Number of households in the U.S. from 1960 to 2017 (in millions) (click here) There are approximately 126.22 million households in the USA. According to Mr. Neville there is about 51 million households suffering under the USA economy. That means of all the households in the USA there is more than 41% failing the promise of America. 

More than 41 percent of American households are failing to achieve the promise the USA has made to them as there birthright.

But was does the United Way know, right?

...Recently passed tax cuts are giving these hard-working Americans some relief. An ordinary household earning $75,000 a year will see more than $2,000 in tax savings as a result of tax reform. This is as a result of breaks such as the doubling the standard deduction, and eliminating the 15 percent tax rate in favor of a vastly expanded 12 percent one....

Ordinary American households do make $75,000 per year.

September 12, 2017

...America's middle class is booming. (click here)

Between 2015 and 2016, US median household income rose 3.2% from $57,230 to $59,039, according to a new report released by the U.S. Census Bureau on Tuesday.

It's now the highest income year on record, beating the previous high of $58,655 in 1999 (all numbers are adjusted for inflation)....

These are the 2018 federal taxes due on $55,000 in income. This comes from a tax calculator site (click here).

This tax can be effected by tax credits such as the child tax credit. The child tax credit is supposed to double for 2018, however, there are eligibility requirements and depending on income all of the credit may not apply.



While the income in a Child Tax Credit can return up to $2000 per child to the household budget, that doesn't mean this is such a help it removes the Working Poor from their plight. The tax home pay of a couple earning $55,000 per year is about $43,000 to $46,000 per year depending on state taxation. When adding $2000 to that take home pay there isn't a whole lot of improvement to monthly cash flow for that family. Even at $4000 per year, that is a monthly increase of about $333. That can improve the chances of accomplishing what in the years to come? A better rental? A chance at a new car? Paying for braces? 

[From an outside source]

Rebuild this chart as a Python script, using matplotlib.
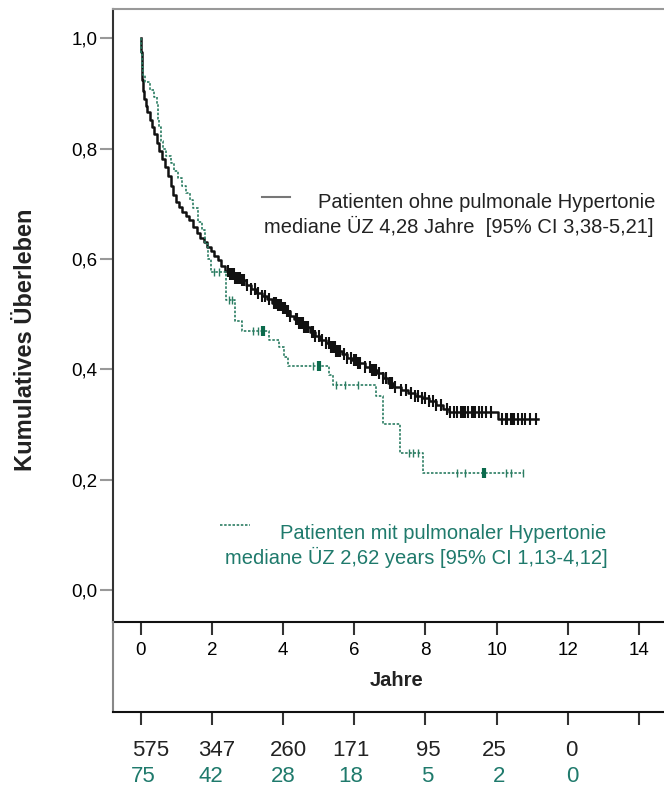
import matplotlib.pyplot as plt
import numpy as np
from matplotlib.lines import Line2D

plt.rcParams['font.family'] = ['Liberation Sans', 'DejaVu Sans']

# Kaplan-Meier: Patienten ohne pulmonale Hypertonie (Zeit in Jahren, Überleben)
ohne_t = [0.00, 0.01, 0.03, 0.05, 0.07, 0.10, 0.14, 0.19, 0.25, 0.31, 0.38, 0.45,
          0.52, 0.60, 0.68, 0.76, 0.84, 0.92, 1.00, 1.08, 1.17, 1.27, 1.37, 1.47,
          1.57, 1.67, 1.77, 1.87, 1.97, 2.07, 2.17, 2.27, 2.37, 2.50, 2.65, 2.80,
          2.95, 3.10, 3.25, 3.40, 3.55, 3.70, 3.85, 4.00, 4.10, 4.20, 4.30, 4.45,
          4.60, 4.75, 4.90, 5.05, 5.20, 5.35, 5.50, 5.65, 5.80, 5.95, 6.10, 6.30,
          6.50, 6.65, 6.80, 6.95, 7.10, 7.30, 7.50, 7.70, 7.90, 8.10, 8.30, 8.50,
          8.65, 10.05]
ohne_s = [1.000, 0.975, 0.950, 0.925, 0.905, 0.890, 0.878, 0.866, 0.852, 0.840, 0.826, 0.810,
          0.796, 0.781, 0.766, 0.750, 0.733, 0.716, 0.703, 0.694, 0.686, 0.678, 0.670, 0.658,
          0.647, 0.638, 0.630, 0.622, 0.614, 0.606, 0.598, 0.588, 0.579, 0.572, 0.566, 0.561,
          0.553, 0.546, 0.539, 0.533, 0.527, 0.521, 0.516, 0.511, 0.505, 0.497, 0.491, 0.484,
          0.476, 0.468, 0.461, 0.454, 0.447, 0.440, 0.433, 0.427, 0.421, 0.416, 0.412, 0.405,
          0.399, 0.394, 0.385, 0.376, 0.368, 0.362, 0.357, 0.352, 0.348, 0.343, 0.336, 0.328,
          0.322, 0.310]
ohne_ende = 11.15
ohne_zensiert = [2.45, 2.50, 2.55, 2.60, 2.62, 2.65, 2.70, 2.72, 2.75, 2.78, 2.85, 2.90,
                 3.00, 3.10, 3.20, 3.30, 3.40, 3.50, 3.60, 3.75, 3.80, 3.85, 3.90, 3.95,
                 4.00, 4.05, 4.10, 4.15, 4.20, 4.35, 4.40, 4.45, 4.50, 4.55, 4.60, 4.65,
                 4.70, 4.80, 4.85, 4.90, 5.00, 5.10, 5.20, 5.30, 5.35, 5.40, 5.45, 5.50,
                 5.55, 5.60, 5.70, 5.80, 5.90, 6.00, 6.05, 6.10, 6.15, 6.30, 6.45, 6.50,
                 6.55, 6.60, 6.70, 6.80, 6.90, 7.00, 7.05, 7.15, 7.30, 7.45, 7.60, 7.70,
                 7.80, 7.90, 8.00, 8.10, 8.20, 8.30, 8.45, 8.60, 8.70, 8.80, 8.90, 9.00,
                 9.05, 9.10, 9.20, 9.30, 9.35, 9.40, 9.50, 9.60, 9.70, 9.85, 10.15, 10.25,
                 10.30, 10.40, 10.45, 10.50, 10.60, 10.70, 10.80, 10.95, 11.10]

# Kaplan-Meier: Patienten mit pulmonaler Hypertonie
mit_t = [0.00, 0.02, 0.05, 0.08, 0.12, 0.25, 0.38, 0.45, 0.48, 0.52, 0.57, 0.62,
         0.72, 0.85, 0.95, 1.05, 1.15, 1.28, 1.38, 1.48, 1.62, 1.72, 1.80, 1.88,
         1.97, 2.40, 2.64, 2.86, 3.60, 3.88, 4.02, 4.14, 5.30, 5.40, 6.62, 6.80,
         7.28, 7.92]
mit_s = [1.000, 0.973, 0.947, 0.933, 0.920, 0.907, 0.893, 0.880, 0.853, 0.840, 0.813, 0.800,
         0.787, 0.773, 0.760, 0.747, 0.733, 0.720, 0.707, 0.693, 0.667, 0.653, 0.627, 0.600,
         0.577, 0.526, 0.487, 0.469, 0.453, 0.441, 0.423, 0.406, 0.390, 0.372, 0.352, 0.300,
         0.248, 0.212]
mit_ende = 10.75
mit_zensiert = [2.05, 2.20, 2.48, 2.56, 3.15, 3.30, 4.85, 5.50, 5.73, 6.10, 7.55, 7.65,
                7.80, 8.90, 9.10, 10.25, 10.40, 10.75]
mit_zensiert_mehrfach = [3.44, 5.00, 9.65]

jahre_ticks = [0, 2, 4, 6, 8, 10, 12, 14]
y_ticks = [0.0, 0.2, 0.4, 0.6, 0.8, 1.0]
y_labels = ['0,0', '0,2', '0,4', '0,6', '0,8', '1,0']

risk_ohne = ['575', '347', '260', '171', '95', '25', '0']
risk_mit = ['75', '42', '28', '18', '5', '2', '0']
risk_x_ohne = [0.28, 2.13, 4.14, 5.91, 8.07, 9.93, 12.10]
risk_x_mit = [0.07, 1.97, 4.00, 5.91, 8.05, 10.08, 12.12]

schwarz = '#111111'
gruen = '#2b7d62'
gruen_dunkel = '#0b6a4c'
gruen_text = '#1f7a6c'

W, H = 664, 790


def fx(px):
    return px / W


def fy(py):
    return 1 - py / H


def zensur_werte(t, s, c):
    idx = np.searchsorted(t, c, side='right') - 1
    return np.asarray(s)[idx]


fig = plt.figure(figsize=(W / 100, H / 100), dpi=100)
ax = fig.add_axes([fx(112.5), fy(621.7), 1 - fx(112.5), (621.7 - 9) / H])

# Überlebenskurven
t1 = np.append(ohne_t, ohne_ende)
s1 = np.append(ohne_s, ohne_s[-1])
ax.plot(t1, s1, drawstyle='steps-post', color=schwarz, lw=1.8)
ax.plot(ohne_zensiert, zensur_werte(ohne_t, ohne_s, ohne_zensiert), ls='none',
        marker='|', ms=8, mew=1.5, color=schwarz)

t2 = np.append(mit_t, mit_ende)
s2 = np.append(mit_s, mit_s[-1])
ax.plot(t2, s2, drawstyle='steps-post', color=gruen, lw=1.2, ls=(0, (1.5, 1)))
ax.plot(mit_zensiert, zensur_werte(mit_t, mit_s, mit_zensiert), ls='none',
        marker='|', ms=6, mew=1.0, color=gruen)
ax.plot(mit_zensiert_mehrfach, zensur_werte(mit_t, mit_s, mit_zensiert_mehrfach), ls='none',
        marker='|', ms=7, mew=3.0, color=gruen_dunkel)

ax.set_xlim(-0.79, 14.70)
ax.set_ylim(-0.0574, 1.053)
ax.set_xticks(jahre_ticks)
ax.set_xticklabels([str(j) for j in jahre_ticks])
ax.set_yticks(y_ticks)
ax.set_yticklabels(y_labels)
ax.tick_params(axis='x', direction='out', length=9.4, width=1.5, color='#333333',
               labelsize=13.5, pad=5.5)
ax.tick_params(axis='y', direction='out', length=9.4, width=1.5, color='#999999',
               labelsize=13.5, pad=1.5)
ax.spines['right'].set_visible(False)
ax.spines['top'].set_color('#999999')
ax.spines['top'].set_linewidth(1.5)
ax.spines['left'].set_color('#333333')
ax.spines['left'].set_linewidth(1.5)
ax.spines['bottom'].set_color('#111111')
ax.spines['bottom'].set_linewidth(1.5)

# Beschriftungsfeld unter der Achse
ax2 = fig.add_axes([fx(112.5), fy(711.7), 1 - fx(112.5), 90 / H])
ax2.set_xlim(-0.79, 14.70)
ax2.set_ylim(0, 1)
ax2.set_xticks(jahre_ticks)
ax2.set_xticklabels([])
ax2.set_yticks([])
ax2.tick_params(axis='x', direction='out', length=9.4, width=1.5, color='#333333')
ax2.spines['top'].set_visible(False)
ax2.spines['right'].set_visible(False)
ax2.spines['left'].set_color('#888888')
ax2.spines['left'].set_linewidth(1.5)
ax2.spines['bottom'].set_color('#111111')
ax2.spines['bottom'].set_linewidth(1.5)
ax2.patch.set_alpha(0)
ax2.text(7.2, 0.352, 'Jahre', ha='center', va='center', fontsize=14.5,
         fontweight='bold', color='#222222')

# Patienten unter Risiko
for x, n in zip(risk_x_ohne, risk_ohne):
    ax2.text(x, -0.433, n, ha='center', va='center', fontsize=16, color='#222222')
for x, n in zip(risk_x_mit, risk_mit):
    ax2.text(x, -0.722, n, ha='center', va='center', fontsize=16, color=gruen_text)

fig.text(fx(26), fy(340), 'Kumulatives Überleben', rotation=90, ha='center',
         va='center', fontsize=17, fontweight='bold', color='#222222')

# Legende
fig.add_artist(Line2D([fx(262), fx(290)], [fy(197), fy(197)], color='#777777', lw=1.5))
fig.text(fx(318), fy(208), 'Patienten ohne pulmonale Hypertonie', fontsize=14.5,
         color='#222222', va='baseline')
fig.text(fx(264), fy(233), 'mediane ÜZ 4,28 Jahre  [95% CI 3,38-5,21]', fontsize=14.5,
         color='#222222', va='baseline')

fig.add_artist(Line2D([fx(220), fx(250)], [fy(525), fy(525)], color=gruen, lw=1.2,
                      ls=(0, (1.5, 1))))
fig.text(fx(280), fy(539), 'Patienten mit pulmonaler Hypertonie', fontsize=14.5,
         color=gruen_text, va='baseline')
fig.text(fx(225), fy(564), 'mediane ÜZ 2,62 years [95% CI 1,13-4,12]', fontsize=14.5,
         color=gruen_text, va='baseline')

fig.savefig('out.png', dpi=100)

The point is while Colorado Repuglican Neville touts appreciation for the tax changes for 2018, it isn't all that. And, unless a couple has children there isn't anything that radically improves the tax structure from 2016, 2017 or 2018.

THE DAMN WAGES ARE TOO LOW and the American worker in more than 41 percent of the households hasn't got a chance at a House, two cars, a secure retirement and college for the kids.

The unions of the USA have to improve their penetration into the numbers of working Americans. The Working Poor is unacceptable and has been unacceptable. The country needs real change not TRICKLING change. 

Americans are losing and there is every indication according to The United Way, more than 41 percent of Americans have lost their quality of life. They need good wages, JOB SECURITY, the best health care the country can provide and a future for their children. They need vacations and holidays full of joy. 

The American Dream has been compromised and the tax changes by the Repuglicans are not going to return it. Americans need to understand who the backbone of this American economy is and it is them. When a backbone breaks crippling follows and that is where Americans in more than 41 percent of the households are, they are crippled and have a very poor outlook for their future.

The unions have to give back good pay AND time home with family and friends, especially those children. Children need their parents and they don't get it when a parent is working 43.8 per week to simply stay above the poverty line.

America also needs it's brain trust back and that only happens when parents spend time with their children and have the money to send them onto higher education. It's time the USA stand up and demand what is rightfully theirs.

Neville plays Americans for fools when it rants on and on about companies that have increased wages. Those companies are in the minority and ARE FINALLY PAYING THE WAGES AMERICANS SHOULD HAVE BEEN GETTING FOR DECADES!